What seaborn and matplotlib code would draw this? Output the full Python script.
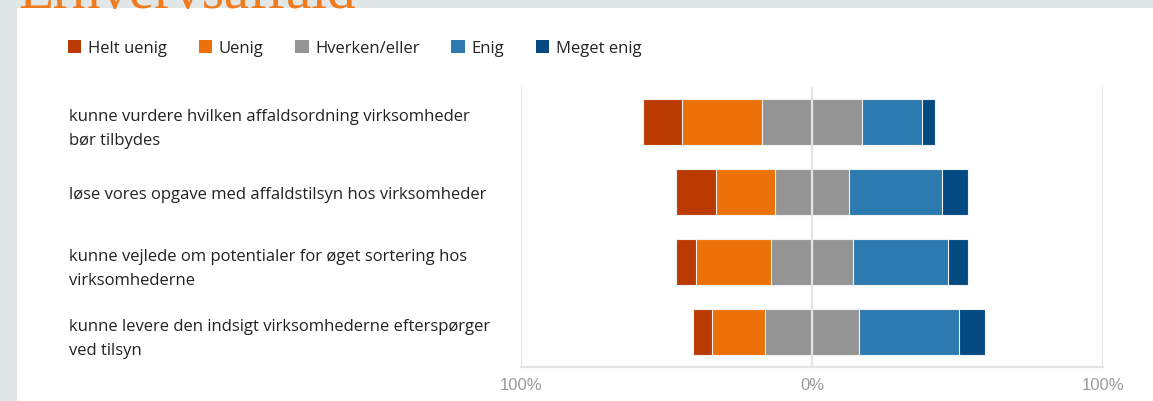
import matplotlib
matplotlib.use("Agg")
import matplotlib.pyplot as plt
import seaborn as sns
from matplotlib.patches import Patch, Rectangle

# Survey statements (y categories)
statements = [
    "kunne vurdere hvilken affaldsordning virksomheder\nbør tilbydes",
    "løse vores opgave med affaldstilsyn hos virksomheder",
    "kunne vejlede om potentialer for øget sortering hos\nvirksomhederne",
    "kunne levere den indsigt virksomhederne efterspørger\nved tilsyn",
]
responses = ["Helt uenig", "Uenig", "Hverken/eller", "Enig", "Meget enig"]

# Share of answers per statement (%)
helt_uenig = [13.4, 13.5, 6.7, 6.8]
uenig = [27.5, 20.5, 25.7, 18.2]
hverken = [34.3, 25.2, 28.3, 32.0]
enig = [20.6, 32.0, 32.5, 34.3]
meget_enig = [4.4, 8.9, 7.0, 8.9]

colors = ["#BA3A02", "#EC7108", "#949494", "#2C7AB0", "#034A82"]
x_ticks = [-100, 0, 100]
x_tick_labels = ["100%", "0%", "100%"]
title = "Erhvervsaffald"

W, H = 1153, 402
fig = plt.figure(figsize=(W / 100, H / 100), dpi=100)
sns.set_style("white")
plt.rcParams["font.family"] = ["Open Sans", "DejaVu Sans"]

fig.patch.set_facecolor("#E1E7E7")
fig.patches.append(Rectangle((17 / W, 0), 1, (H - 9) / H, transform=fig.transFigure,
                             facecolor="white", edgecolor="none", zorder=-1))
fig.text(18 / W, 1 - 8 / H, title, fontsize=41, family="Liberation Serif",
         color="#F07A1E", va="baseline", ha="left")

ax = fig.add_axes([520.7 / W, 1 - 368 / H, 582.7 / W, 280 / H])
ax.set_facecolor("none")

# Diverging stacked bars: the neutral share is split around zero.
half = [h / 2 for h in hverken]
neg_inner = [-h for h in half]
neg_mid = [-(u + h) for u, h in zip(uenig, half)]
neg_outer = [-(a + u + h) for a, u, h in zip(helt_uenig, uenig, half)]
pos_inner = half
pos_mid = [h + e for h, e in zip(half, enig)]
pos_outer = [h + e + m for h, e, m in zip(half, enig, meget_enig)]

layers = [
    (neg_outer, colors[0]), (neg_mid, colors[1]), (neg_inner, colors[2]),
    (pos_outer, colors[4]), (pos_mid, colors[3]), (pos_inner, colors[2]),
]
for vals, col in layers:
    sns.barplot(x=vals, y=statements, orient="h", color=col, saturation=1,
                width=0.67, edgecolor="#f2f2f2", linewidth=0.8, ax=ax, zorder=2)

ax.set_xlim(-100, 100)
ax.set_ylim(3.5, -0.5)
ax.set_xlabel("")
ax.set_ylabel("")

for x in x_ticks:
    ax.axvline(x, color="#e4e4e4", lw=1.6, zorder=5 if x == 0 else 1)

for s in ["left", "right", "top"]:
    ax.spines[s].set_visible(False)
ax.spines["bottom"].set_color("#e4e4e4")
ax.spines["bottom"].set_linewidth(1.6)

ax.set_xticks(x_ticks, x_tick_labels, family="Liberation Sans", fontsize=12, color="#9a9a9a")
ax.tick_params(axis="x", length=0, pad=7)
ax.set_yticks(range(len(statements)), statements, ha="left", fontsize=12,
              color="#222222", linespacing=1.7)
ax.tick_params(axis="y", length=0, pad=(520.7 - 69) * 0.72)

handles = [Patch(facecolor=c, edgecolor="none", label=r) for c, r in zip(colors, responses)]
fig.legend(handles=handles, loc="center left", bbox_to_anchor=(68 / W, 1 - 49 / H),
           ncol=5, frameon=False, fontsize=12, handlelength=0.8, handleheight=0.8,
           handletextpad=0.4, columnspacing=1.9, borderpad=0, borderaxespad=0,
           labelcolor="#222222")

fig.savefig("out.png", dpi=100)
===============
▶ _Your goal_
Omit the pictures and reproduce the listing exactly.

▶ _Finished answer_
What seaborn and matplotlib code would draw this? Output the full Python script.
import matplotlib
matplotlib.use("Agg")
import matplotlib.pyplot as plt
import seaborn as sns
from matplotlib.patches import Patch, Rectangle

# Survey statements (y categories)
statements = [
    "kunne vurdere hvilken affaldsordning virksomheder\nbør tilbydes",
    "løse vores opgave med affaldstilsyn hos virksomheder",
    "kunne vejlede om potentialer for øget sortering hos\nvirksomhederne",
    "kunne levere den indsigt virksomhederne efterspørger\nved tilsyn",
]
responses = ["Helt uenig", "Uenig", "Hverken/eller", "Enig", "Meget enig"]

# Share of answers per statement (%)
helt_uenig = [13.4, 13.5, 6.7, 6.8]
uenig = [27.5, 20.5, 25.7, 18.2]
hverken = [34.3, 25.2, 28.3, 32.0]
enig = [20.6, 32.0, 32.5, 34.3]
meget_enig = [4.4, 8.9, 7.0, 8.9]

colors = ["#BA3A02", "#EC7108", "#949494", "#2C7AB0", "#034A82"]
x_ticks = [-100, 0, 100]
x_tick_labels = ["100%", "0%", "100%"]
title = "Erhvervsaffald"

W, H = 1153, 402
fig = plt.figure(figsize=(W / 100, H / 100), dpi=100)
sns.set_style("white")
plt.rcParams["font.family"] = ["Open Sans", "DejaVu Sans"]

fig.patch.set_facecolor("#E1E7E7")
fig.patches.append(Rectangle((17 / W, 0), 1, (H - 9) / H, transform=fig.transFigure,
                             facecolor="white", edgecolor="none", zorder=-1))
fig.text(18 / W, 1 - 8 / H, title, fontsize=41, family="Liberation Serif",
         color="#F07A1E", va="baseline", ha="left")

ax = fig.add_axes([520.7 / W, 1 - 368 / H, 582.7 / W, 280 / H])
ax.set_facecolor("none")

# Diverging stacked bars: the neutral share is split around zero.
half = [h / 2 for h in hverken]
neg_inner = [-h for h in half]
neg_mid = [-(u + h) for u, h in zip(uenig, half)]
neg_outer = [-(a + u + h) for a, u, h in zip(helt_uenig, uenig, half)]
pos_inner = half
pos_mid = [h + e for h, e in zip(half, enig)]
pos_outer = [h + e + m for h, e, m in zip(half, enig, meget_enig)]

layers = [
    (neg_outer, colors[0]), (neg_mid, colors[1]), (neg_inner, colors[2]),
    (pos_outer, colors[4]), (pos_mid, colors[3]), (pos_inner, colors[2]),
]
for vals, col in layers:
    sns.barplot(x=vals, y=statements, orient="h", color=col, saturation=1,
                width=0.67, edgecolor="#f2f2f2", linewidth=0.8, ax=ax, zorder=2)

ax.set_xlim(-100, 100)
ax.set_ylim(3.5, -0.5)
ax.set_xlabel("")
ax.set_ylabel("")

for x in x_ticks:
    ax.axvline(x, color="#e4e4e4", lw=1.6, zorder=5 if x == 0 else 1)

for s in ["left", "right", "top"]:
    ax.spines[s].set_visible(False)
ax.spines["bottom"].set_color("#e4e4e4")
ax.spines["bottom"].set_linewidth(1.6)

ax.set_xticks(x_ticks, x_tick_labels, family="Liberation Sans", fontsize=12, color="#9a9a9a")
ax.tick_params(axis="x", length=0, pad=7)
ax.set_yticks(range(len(statements)), statements, ha="left", fontsize=12,
              color="#222222", linespacing=1.7)
ax.tick_params(axis="y", length=0, pad=(520.7 - 69) * 0.72)

handles = [Patch(facecolor=c, edgecolor="none", label=r) for c, r in zip(colors, responses)]
fig.legend(handles=handles, loc="center left", bbox_to_anchor=(68 / W, 1 - 49 / H),
           ncol=5, frameon=False, fontsize=12, handlelength=0.8, handleheight=0.8,
           handletextpad=0.4, columnspacing=1.9, borderpad=0, borderaxespad=0,
           labelcolor="#222222")

fig.savefig("out.png", dpi=100)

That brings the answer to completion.